That is why she was soon sent to the adult ward. Difficult, and sometimes dangerous. The climate, as has been said, was not favourable to the presence of the sisters. They often had to put up with difficulties, insults, obstructions of all kinds, and carry out their work of witnessing in silence. Dr Buglioni, in service at Santo Spirito, left a memory of her: “Always very sweet, she lent herself to doing not only what was her duty, but even more and very willingly; prompt, humble, cheerful”.
The last five years of her life were spent in the ward among the tuberculosis patients. The silence of her passing was filled with gestures of charity. An eyewitness recalls of her:
“In the evening, before retiring, she did not fail to approach the beds of the most serious and the most dangerous; she would recommend pillows to them and say a few good words to them. It sometimes happened that strange or disgruntled patients would do her some rudeness, such as throwing the plate of food on the floor or even on her. Even in these cases, sister Agostina did not lose her patience and treated them severely”.

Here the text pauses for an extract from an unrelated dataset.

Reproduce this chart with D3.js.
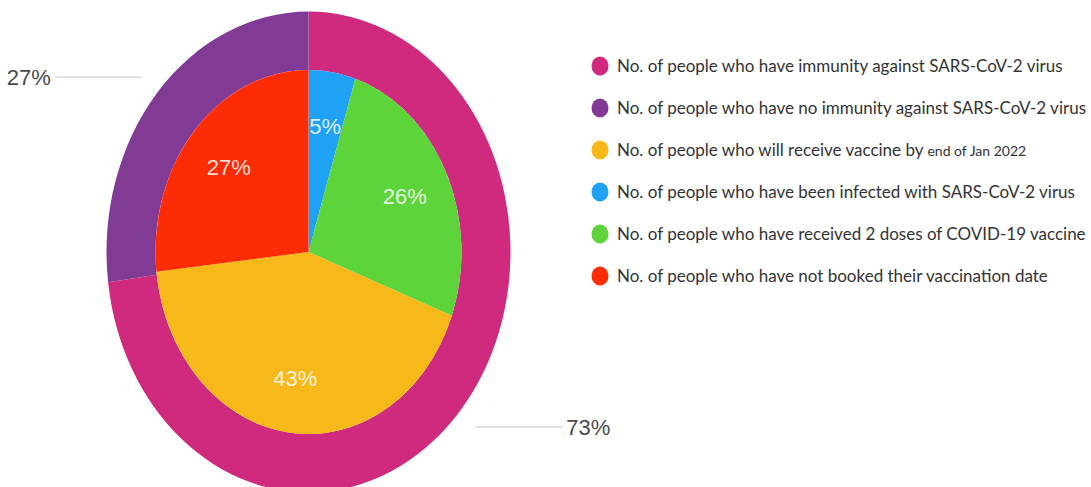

One day, for taking a knife from a patient, she was attacked and beaten, so much so that the sisters began to fear for her. “We are very exposed, but the Lord watches over us”, replied Sister Agostina, “and therefore we must not neglect our duty of charity to escape danger, even if it costs us our lives… We must expect everything. This is how Jesus was treated”.
Giuseppe Romanelli was a convicted criminal, known in Rome by the nickname ‘Pippo er Ciocco’. The police and hospital management knew of his turmoil and when he was expelled from the ward for intemperance, he threatened Sister Agostina, who had nothing to do with it, with revenge on her.